GOAL:
Write each line of the material exactly as given, from the top through the line that contains "141, 141, 141]", and omit all pictures.

--

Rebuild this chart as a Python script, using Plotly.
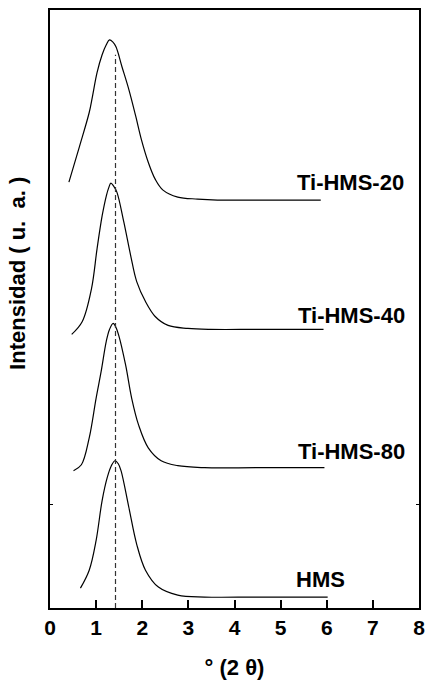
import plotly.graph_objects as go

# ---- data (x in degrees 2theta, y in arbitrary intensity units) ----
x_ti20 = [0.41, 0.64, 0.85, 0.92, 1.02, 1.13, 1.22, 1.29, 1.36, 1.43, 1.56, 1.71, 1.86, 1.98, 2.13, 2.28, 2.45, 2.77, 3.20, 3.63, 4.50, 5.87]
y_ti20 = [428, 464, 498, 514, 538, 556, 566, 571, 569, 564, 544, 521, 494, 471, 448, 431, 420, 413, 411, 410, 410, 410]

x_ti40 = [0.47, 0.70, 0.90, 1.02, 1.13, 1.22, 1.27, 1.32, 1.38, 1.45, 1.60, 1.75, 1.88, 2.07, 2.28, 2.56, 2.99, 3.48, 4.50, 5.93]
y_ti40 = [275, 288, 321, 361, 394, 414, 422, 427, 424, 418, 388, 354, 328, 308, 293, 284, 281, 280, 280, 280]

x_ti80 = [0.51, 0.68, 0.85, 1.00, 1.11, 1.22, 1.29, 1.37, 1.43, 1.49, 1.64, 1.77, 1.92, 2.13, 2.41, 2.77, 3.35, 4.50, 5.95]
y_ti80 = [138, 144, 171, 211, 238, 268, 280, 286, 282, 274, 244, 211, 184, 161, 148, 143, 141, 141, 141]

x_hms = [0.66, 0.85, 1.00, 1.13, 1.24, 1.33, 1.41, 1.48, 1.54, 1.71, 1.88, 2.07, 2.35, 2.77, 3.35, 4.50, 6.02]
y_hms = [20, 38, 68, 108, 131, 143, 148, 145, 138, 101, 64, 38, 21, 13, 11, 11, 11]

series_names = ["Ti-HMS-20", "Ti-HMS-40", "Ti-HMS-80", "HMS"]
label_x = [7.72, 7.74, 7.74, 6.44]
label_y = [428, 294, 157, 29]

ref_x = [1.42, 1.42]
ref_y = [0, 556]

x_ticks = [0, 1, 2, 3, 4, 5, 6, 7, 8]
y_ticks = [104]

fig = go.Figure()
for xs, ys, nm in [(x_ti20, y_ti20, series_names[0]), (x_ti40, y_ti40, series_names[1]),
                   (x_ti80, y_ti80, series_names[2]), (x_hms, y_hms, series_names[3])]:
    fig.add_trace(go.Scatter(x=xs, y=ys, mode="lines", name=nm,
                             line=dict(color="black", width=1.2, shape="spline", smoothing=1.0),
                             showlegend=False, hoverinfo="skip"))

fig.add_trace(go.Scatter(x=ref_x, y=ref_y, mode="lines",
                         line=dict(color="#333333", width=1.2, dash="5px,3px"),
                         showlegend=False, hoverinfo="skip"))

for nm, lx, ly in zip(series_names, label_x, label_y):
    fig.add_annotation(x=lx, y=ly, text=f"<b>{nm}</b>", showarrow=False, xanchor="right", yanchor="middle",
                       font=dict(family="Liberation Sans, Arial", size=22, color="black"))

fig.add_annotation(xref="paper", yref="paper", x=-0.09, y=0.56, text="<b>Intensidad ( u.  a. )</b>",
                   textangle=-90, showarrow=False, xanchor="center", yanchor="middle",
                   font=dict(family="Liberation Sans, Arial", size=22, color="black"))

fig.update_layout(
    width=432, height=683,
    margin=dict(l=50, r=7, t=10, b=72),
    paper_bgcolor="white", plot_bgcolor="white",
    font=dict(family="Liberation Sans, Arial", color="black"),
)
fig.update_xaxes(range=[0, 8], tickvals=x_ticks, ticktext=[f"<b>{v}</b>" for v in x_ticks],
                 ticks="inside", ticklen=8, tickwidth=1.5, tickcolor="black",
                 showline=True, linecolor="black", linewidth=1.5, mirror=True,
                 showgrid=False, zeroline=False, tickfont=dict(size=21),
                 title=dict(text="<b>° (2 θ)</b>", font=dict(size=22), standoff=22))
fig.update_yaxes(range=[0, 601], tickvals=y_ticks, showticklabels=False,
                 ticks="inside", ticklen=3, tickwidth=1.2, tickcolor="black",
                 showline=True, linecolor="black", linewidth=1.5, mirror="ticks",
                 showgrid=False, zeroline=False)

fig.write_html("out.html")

--

REPLY:
Rebuild this chart as a Python script, using Plotly.
import plotly.graph_objects as go

# ---- data (x in degrees 2theta, y in arbitrary intensity units) ----
x_ti20 = [0.41, 0.64, 0.85, 0.92, 1.02, 1.13, 1.22, 1.29, 1.36, 1.43, 1.56, 1.71, 1.86, 1.98, 2.13, 2.28, 2.45, 2.77, 3.20, 3.63, 4.50, 5.87]
y_ti20 = [428, 464, 498, 514, 538, 556, 566, 571, 569, 564, 544, 521, 494, 471, 448, 431, 420, 413, 411, 410, 410, 410]

x_ti40 = [0.47, 0.70, 0.90, 1.02, 1.13, 1.22, 1.27, 1.32, 1.38, 1.45, 1.60, 1.75, 1.88, 2.07, 2.28, 2.56, 2.99, 3.48, 4.50, 5.93]
y_ti40 = [275, 288, 321, 361, 394, 414, 422, 427, 424, 418, 388, 354, 328, 308, 293, 284, 281, 280, 280, 280]

x_ti80 = [0.51, 0.68, 0.85, 1.00, 1.11, 1.22, 1.29, 1.37, 1.43, 1.49, 1.64, 1.77, 1.92, 2.13, 2.41, 2.77, 3.35, 4.50, 5.95]
y_ti80 = [138, 144, 171, 211, 238, 268, 280, 286, 282, 274, 244, 211, 184, 161, 148, 143, 141, 141, 141]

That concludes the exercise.